- [Exercise instructions]
Using the records that follow, reproduce exactly the lines starting at the line containing "Give me the Plotly source for this chart." and ending at the line containing "ring_left = [8, 6]". Include both end lines and no pictures.

- [Material shown]

----

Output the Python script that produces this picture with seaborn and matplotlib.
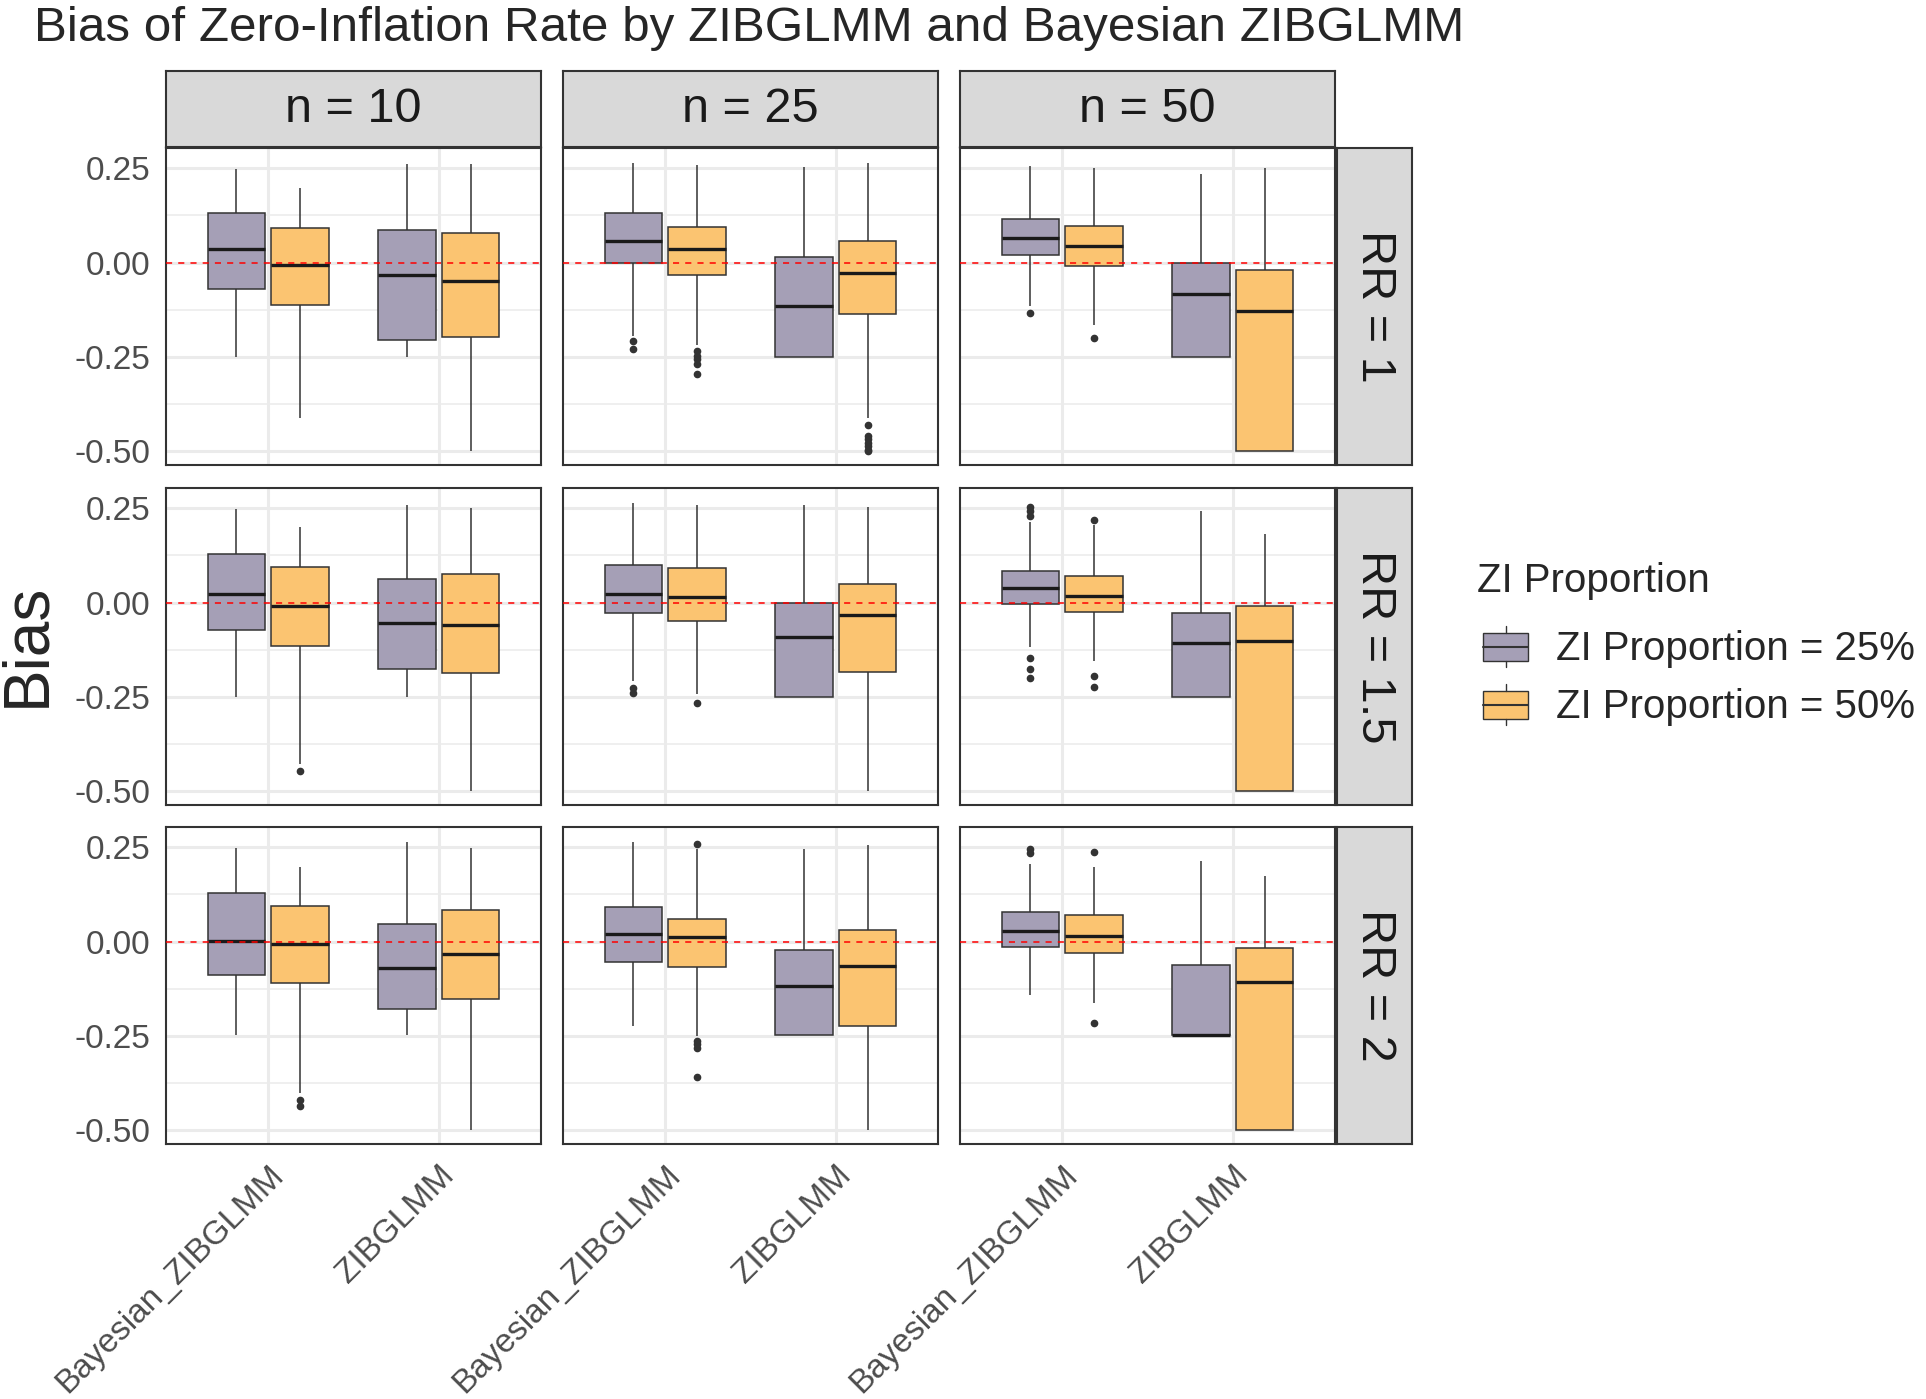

----

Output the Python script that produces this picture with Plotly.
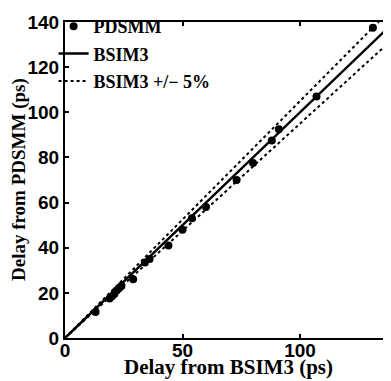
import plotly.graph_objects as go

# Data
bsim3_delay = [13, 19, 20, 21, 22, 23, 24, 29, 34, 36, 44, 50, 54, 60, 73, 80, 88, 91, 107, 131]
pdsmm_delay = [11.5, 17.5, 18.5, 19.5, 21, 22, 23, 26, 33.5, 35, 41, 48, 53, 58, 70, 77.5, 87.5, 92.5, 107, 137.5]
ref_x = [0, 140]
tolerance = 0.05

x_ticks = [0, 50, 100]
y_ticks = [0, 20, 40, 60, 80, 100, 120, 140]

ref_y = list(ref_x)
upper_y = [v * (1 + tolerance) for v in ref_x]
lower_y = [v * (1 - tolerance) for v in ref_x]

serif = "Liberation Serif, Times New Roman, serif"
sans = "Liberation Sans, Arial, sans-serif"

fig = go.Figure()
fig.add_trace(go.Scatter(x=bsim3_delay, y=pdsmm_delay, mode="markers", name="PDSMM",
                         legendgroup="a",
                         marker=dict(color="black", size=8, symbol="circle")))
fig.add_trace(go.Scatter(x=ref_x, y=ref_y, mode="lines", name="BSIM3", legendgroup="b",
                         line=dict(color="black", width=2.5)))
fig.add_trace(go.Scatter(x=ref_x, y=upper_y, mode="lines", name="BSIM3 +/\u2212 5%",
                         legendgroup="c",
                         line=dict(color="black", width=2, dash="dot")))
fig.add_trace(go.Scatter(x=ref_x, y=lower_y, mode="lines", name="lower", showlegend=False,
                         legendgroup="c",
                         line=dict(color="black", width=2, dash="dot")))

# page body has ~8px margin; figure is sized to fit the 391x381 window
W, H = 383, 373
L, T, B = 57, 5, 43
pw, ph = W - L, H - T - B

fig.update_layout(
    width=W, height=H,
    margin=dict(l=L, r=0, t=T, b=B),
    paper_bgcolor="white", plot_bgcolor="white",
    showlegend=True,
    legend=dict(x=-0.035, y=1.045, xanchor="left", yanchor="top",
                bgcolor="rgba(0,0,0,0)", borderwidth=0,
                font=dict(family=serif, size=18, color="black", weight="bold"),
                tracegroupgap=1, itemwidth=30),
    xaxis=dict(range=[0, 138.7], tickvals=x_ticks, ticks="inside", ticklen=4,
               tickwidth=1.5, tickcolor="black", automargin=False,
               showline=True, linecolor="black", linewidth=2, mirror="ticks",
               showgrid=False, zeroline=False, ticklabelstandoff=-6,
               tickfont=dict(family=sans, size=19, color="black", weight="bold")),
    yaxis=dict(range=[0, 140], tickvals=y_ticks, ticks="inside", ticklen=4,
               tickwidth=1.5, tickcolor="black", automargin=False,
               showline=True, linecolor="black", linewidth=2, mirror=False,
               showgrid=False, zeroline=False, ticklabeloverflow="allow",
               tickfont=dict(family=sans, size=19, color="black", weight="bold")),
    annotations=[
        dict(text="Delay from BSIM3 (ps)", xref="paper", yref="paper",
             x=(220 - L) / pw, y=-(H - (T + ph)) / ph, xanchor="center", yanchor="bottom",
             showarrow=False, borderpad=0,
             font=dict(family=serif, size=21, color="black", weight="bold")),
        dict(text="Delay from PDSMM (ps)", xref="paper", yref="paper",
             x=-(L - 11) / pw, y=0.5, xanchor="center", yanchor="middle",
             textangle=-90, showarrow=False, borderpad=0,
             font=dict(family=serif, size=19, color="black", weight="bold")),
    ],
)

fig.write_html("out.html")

----

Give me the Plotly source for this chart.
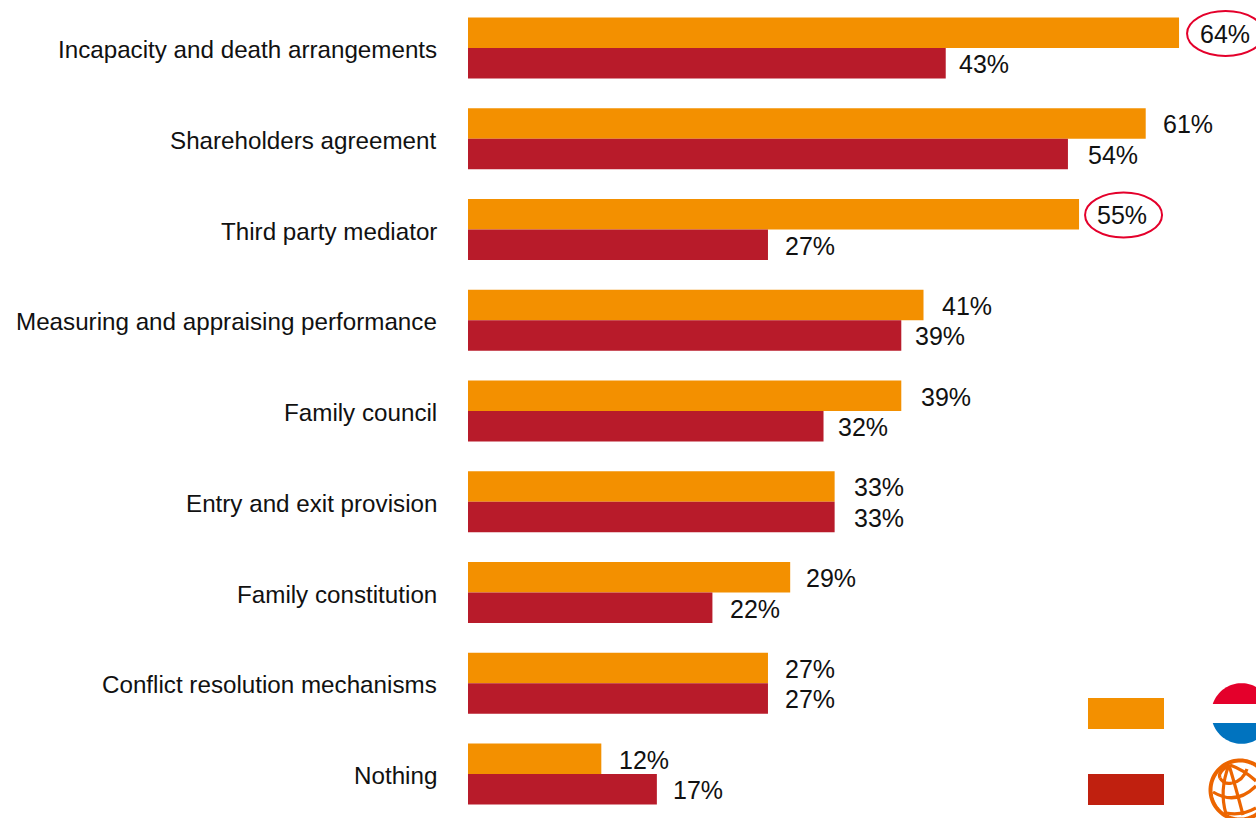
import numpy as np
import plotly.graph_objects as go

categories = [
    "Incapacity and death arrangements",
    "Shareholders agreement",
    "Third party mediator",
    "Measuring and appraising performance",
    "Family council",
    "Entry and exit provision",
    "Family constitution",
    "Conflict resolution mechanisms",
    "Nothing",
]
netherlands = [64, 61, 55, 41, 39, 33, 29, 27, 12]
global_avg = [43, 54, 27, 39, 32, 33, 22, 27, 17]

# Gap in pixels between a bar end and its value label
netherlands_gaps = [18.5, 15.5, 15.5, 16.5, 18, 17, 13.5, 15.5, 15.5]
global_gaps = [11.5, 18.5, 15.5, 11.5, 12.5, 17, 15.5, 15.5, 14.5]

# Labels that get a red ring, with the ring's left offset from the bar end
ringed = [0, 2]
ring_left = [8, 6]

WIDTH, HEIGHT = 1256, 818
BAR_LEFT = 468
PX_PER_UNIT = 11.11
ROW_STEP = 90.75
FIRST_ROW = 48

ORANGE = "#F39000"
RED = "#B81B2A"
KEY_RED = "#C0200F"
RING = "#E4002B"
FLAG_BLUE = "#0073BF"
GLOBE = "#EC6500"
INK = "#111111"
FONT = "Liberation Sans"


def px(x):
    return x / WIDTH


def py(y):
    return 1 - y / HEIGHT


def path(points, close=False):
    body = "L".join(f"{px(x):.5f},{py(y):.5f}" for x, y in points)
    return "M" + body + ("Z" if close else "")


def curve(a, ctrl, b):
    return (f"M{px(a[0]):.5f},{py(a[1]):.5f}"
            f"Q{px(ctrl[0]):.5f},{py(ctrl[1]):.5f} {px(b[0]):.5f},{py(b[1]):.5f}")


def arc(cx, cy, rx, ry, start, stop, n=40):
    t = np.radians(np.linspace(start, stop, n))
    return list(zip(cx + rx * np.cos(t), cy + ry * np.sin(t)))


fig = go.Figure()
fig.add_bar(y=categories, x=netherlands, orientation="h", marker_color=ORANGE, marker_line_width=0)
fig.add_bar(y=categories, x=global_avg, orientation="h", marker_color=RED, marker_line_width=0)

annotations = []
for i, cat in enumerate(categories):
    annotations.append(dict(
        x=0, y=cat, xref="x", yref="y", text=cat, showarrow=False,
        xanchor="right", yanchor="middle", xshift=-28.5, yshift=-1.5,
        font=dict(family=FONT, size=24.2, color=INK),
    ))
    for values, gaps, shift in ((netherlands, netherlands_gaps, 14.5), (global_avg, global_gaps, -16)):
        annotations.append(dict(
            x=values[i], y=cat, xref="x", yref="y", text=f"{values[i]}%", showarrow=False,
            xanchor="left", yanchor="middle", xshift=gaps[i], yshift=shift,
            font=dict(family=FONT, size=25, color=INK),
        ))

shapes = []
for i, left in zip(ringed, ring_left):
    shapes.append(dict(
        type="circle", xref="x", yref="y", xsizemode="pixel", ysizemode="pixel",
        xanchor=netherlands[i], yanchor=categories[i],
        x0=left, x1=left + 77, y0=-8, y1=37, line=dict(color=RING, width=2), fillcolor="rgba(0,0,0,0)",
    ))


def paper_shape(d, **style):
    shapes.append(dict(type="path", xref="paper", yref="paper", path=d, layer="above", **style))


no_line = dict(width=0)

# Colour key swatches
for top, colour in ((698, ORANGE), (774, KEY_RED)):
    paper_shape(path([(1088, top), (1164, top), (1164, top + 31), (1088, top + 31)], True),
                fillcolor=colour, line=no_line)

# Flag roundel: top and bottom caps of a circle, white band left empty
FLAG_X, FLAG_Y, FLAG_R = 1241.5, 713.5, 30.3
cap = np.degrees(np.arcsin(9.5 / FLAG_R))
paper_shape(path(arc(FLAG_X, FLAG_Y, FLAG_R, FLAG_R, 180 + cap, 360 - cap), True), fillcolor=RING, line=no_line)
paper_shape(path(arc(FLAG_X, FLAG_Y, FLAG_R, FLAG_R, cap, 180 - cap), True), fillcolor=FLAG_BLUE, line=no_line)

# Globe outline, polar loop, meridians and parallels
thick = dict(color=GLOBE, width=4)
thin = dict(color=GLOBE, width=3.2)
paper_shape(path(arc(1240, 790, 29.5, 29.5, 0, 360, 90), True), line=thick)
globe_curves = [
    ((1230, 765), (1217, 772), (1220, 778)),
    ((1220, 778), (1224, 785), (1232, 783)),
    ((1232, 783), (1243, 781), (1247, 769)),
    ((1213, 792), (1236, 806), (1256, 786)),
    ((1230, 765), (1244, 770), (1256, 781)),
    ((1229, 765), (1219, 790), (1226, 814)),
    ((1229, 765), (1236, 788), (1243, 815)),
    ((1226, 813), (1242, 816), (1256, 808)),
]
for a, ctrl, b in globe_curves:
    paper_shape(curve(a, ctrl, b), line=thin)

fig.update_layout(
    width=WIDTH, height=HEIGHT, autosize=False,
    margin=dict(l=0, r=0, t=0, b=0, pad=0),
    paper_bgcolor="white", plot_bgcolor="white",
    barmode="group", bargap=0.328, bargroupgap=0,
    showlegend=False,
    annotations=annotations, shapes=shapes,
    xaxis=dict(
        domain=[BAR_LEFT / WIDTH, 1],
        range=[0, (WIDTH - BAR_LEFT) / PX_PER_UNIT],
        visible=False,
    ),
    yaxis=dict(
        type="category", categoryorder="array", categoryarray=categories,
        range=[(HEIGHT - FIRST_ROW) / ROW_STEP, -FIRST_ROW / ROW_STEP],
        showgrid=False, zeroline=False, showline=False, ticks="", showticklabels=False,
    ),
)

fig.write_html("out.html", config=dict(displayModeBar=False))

----

- [Written solution]
Give me the Plotly source for this chart.
import numpy as np
import plotly.graph_objects as go

categories = [
    "Incapacity and death arrangements",
    "Shareholders agreement",
    "Third party mediator",
    "Measuring and appraising performance",
    "Family council",
    "Entry and exit provision",
    "Family constitution",
    "Conflict resolution mechanisms",
    "Nothing",
]
netherlands = [64, 61, 55, 41, 39, 33, 29, 27, 12]
global_avg = [43, 54, 27, 39, 32, 33, 22, 27, 17]

# Gap in pixels between a bar end and its value label
netherlands_gaps = [18.5, 15.5, 15.5, 16.5, 18, 17, 13.5, 15.5, 15.5]
global_gaps = [11.5, 18.5, 15.5, 11.5, 12.5, 17, 15.5, 15.5, 14.5]

# Labels that get a red ring, with the ring's left offset from the bar end
ringed = [0, 2]
ring_left = [8, 6]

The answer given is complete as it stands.